March 15, 2008
Barack Obama's Wright stuff
Posted by: Chris
Color me disappointed. The message of unity and "new politics" championed by Barack Obama is one that has resonated deeply for me, after years of watching in frustration while bitter partisanship and Rovian wedge politics undermined the common ground our system depends upon.
But it's hard to square Obama's message and rhetoric with the incredibly incendiary racism and anti-Americanism of Rev. Jeremiah Wright, his pastor of 20 years. You've no doubt seen the videos of Wright exhorting his congregation to replace "God Bless America" with "God Damn America"; or when he rails in support of Obama over Hillary Clinton because he knows black America is held down by "rich white people" and she's never been called the "N-word."

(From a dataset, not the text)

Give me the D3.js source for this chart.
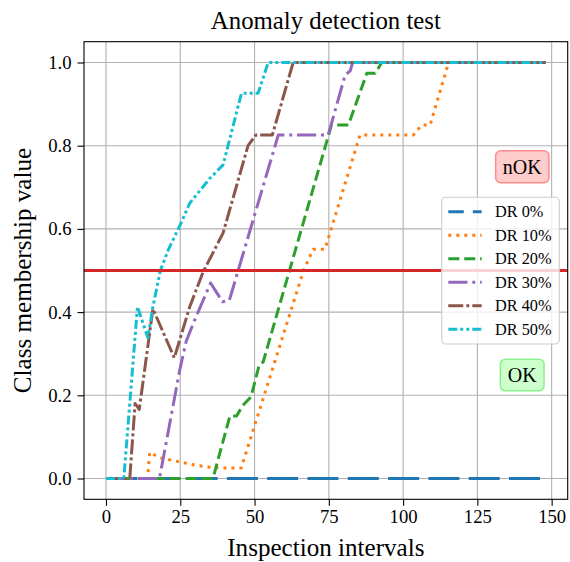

In one sense, Wright is only the latest in what appears an unending stream of supporters of each of the three remaining presidential candidates with outrageous views that must be denounced, rejected, repudiated, whatever. It's a game Obama tried to avoid last fall but now is fully a part of. But Wright's relationship to the candidate is of a different order than John McCain's John Hagee, Clinton's Geraldine Ferraro or Obama's Louis Farrakhan and Donnie McClurkin.
The Trinity UCC pastor has played a much more central and formative role in Obama's personal development, even providing the inspiration for the candidate's signature "audacity of hope." Only it's hate, not hope, that Wright is preaching in the videos making the rounds in the media, the internet and (of course) the right-wing talk shows.
I've waited to hear how Obama would respond to the specific sermons that have come to light, and late yesterday he took some important steps in a blog post on HuffPo and an interview with Keith Olbermann to put Wright's outrageousness in context.
First and foremost, Obama forcefully and unconditionally condemned Wright's rhetoric, which couldn't have been easy on a personal level:
I vehemently disagree and strongly condemn the statements that have been the subject of this controversy. I categorically denounce any statement that disparages our great country or serves to divide us from our allies. I also believe that words that degrade individuals have no place in our public dialogue, whether it's on the campaign stump or in the pulpit. In sum, I reject outright the statements by Rev. Wright that are at issue.
He also confirmed that he hadn't been at the church when those sermons were delivered and insisted they weren't characteristic of the pulpit message he absorbed for 20 years:
The sermons I heard him preach always related to our obligation to love God and one another, to work on behalf of the poor, and to seek justice at every turn. The statements that Rev. Wright made that are the cause of this controversy were not statements I personally heard him preach while I sat in the pews of Trinity or heard him utter in private conversation.
That's the crux of the matter for me. If in 30 years of preaching Rev. Wright got (very) carried away a few times that have been cherry-picked by the media or oppo research, that's one thing. But if Obama sat through versions of that hateful message on more than very rare occasions over two decades, then it risks undermining the credibility that lies at the heart of his unique appeal.
Late yesterday, Wright dropped off the Obama campaign's African American Religious Leadership Committe, certainly the right decision for all concerned. But it will take more reporting about their relationship and more openness from Obama to sort through the contours of this story. Whatever effect it might have on his candidacy, short or long term, this isn't a two-day story to be swept under the rug. And better to air it now than in October.